(DATA FOR PROCESSING)
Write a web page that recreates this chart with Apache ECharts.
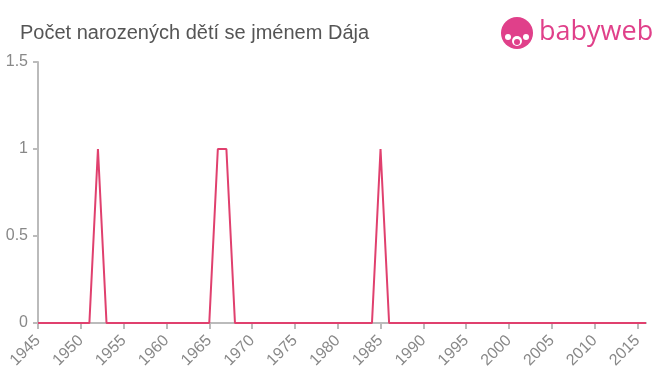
* * *
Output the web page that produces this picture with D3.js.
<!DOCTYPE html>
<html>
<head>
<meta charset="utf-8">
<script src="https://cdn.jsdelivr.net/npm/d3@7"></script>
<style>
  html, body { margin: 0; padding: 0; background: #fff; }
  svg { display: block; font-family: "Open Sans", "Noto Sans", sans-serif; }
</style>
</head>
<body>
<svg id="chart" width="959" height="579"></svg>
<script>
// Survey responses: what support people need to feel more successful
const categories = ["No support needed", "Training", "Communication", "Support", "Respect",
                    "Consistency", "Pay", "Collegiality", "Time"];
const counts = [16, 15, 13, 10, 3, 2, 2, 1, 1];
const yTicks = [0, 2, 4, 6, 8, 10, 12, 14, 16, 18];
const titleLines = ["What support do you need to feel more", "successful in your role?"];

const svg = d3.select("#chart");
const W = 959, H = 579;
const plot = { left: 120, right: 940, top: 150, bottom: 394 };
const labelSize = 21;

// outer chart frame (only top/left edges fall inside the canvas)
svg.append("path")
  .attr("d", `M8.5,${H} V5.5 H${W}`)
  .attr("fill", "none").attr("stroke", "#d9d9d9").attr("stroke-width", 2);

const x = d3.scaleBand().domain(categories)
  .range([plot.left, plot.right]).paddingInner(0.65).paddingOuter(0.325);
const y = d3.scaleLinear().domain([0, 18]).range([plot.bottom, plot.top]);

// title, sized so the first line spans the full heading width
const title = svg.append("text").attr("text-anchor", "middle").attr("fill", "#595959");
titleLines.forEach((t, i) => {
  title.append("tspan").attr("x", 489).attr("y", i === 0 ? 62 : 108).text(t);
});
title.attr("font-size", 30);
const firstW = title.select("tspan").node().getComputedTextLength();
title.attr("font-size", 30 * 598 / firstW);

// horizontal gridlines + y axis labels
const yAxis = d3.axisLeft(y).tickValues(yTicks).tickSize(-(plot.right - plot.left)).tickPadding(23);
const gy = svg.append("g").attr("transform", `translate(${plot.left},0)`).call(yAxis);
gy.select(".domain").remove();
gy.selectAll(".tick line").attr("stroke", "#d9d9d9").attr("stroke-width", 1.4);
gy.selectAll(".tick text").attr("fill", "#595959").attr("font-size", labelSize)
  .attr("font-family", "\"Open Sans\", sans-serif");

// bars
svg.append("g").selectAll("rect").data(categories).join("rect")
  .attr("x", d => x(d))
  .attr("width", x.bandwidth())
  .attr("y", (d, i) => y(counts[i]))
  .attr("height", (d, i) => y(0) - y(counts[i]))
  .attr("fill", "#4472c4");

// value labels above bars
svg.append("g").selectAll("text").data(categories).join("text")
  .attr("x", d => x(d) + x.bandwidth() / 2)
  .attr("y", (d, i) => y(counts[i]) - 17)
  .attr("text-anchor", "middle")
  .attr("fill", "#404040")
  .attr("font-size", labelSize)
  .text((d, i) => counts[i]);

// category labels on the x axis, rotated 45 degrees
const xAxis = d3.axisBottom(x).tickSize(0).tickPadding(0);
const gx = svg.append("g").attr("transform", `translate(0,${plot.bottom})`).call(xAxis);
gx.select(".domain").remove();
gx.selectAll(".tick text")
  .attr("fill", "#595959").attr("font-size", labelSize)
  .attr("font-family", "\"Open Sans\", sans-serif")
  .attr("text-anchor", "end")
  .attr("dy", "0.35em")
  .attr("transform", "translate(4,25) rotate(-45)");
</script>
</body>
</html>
...
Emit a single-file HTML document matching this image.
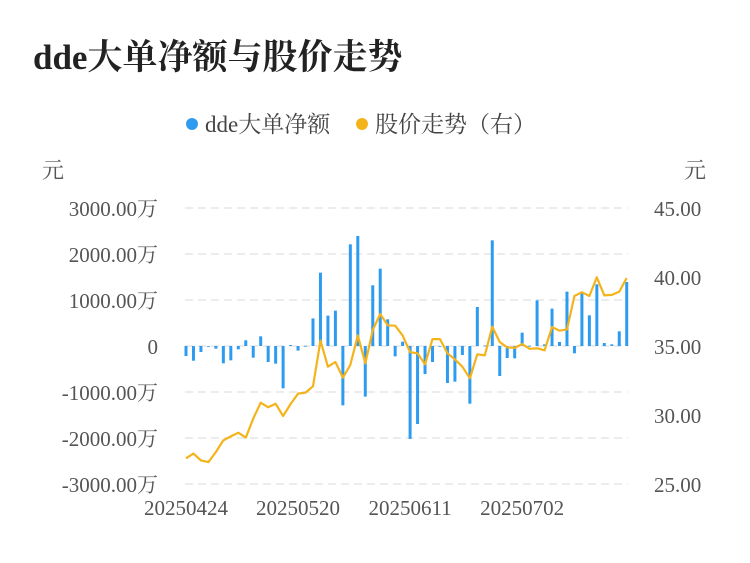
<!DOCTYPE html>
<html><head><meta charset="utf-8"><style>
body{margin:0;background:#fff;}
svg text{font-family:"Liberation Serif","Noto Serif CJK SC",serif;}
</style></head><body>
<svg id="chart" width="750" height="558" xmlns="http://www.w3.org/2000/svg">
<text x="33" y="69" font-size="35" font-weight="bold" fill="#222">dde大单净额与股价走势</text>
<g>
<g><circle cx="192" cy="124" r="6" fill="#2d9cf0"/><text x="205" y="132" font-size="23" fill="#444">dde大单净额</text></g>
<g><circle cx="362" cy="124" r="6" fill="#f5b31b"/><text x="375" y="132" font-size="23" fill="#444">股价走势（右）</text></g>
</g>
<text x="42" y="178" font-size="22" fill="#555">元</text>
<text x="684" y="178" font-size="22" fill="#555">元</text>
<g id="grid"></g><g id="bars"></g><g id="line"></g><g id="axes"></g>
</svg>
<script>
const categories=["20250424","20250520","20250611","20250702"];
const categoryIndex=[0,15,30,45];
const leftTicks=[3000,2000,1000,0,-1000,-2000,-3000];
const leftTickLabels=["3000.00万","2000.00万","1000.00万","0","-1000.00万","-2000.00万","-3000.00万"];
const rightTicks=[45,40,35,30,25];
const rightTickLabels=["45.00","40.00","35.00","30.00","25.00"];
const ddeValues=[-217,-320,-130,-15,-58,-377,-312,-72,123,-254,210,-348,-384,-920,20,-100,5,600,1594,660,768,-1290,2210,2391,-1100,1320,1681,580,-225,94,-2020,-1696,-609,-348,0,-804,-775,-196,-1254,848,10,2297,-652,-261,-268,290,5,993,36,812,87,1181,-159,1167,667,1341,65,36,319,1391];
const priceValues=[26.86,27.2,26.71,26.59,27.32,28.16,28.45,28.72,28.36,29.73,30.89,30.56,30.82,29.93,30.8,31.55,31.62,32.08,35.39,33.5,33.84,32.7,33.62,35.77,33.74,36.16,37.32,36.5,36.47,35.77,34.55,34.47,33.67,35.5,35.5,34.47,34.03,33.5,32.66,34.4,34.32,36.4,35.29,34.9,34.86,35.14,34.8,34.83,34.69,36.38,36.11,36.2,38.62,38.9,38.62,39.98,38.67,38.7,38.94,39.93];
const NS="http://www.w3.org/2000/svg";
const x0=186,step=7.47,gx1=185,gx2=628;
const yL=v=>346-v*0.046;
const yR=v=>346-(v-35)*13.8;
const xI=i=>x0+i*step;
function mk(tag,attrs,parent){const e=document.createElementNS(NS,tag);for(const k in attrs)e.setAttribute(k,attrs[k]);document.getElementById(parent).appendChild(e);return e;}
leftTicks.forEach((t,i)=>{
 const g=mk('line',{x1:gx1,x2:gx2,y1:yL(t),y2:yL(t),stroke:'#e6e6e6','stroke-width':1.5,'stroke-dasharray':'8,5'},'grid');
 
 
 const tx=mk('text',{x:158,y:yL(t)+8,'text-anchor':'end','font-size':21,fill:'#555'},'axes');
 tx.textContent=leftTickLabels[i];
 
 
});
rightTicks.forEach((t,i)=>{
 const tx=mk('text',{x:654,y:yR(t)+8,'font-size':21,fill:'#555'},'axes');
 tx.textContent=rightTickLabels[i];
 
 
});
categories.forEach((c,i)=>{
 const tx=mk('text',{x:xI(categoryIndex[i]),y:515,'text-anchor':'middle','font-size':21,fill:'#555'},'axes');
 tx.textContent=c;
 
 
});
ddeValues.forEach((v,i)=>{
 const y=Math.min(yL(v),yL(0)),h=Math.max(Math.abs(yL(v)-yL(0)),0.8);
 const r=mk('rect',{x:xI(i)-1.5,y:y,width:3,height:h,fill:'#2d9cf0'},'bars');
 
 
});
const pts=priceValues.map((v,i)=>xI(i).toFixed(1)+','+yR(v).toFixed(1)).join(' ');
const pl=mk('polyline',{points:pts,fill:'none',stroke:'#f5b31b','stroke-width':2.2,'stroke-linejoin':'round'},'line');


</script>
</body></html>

(YOUR OBJECTIVE) Of all the lines in the entries, how many contain the word "that"? Give only the number.

(WRITTEN SOLUTION) 2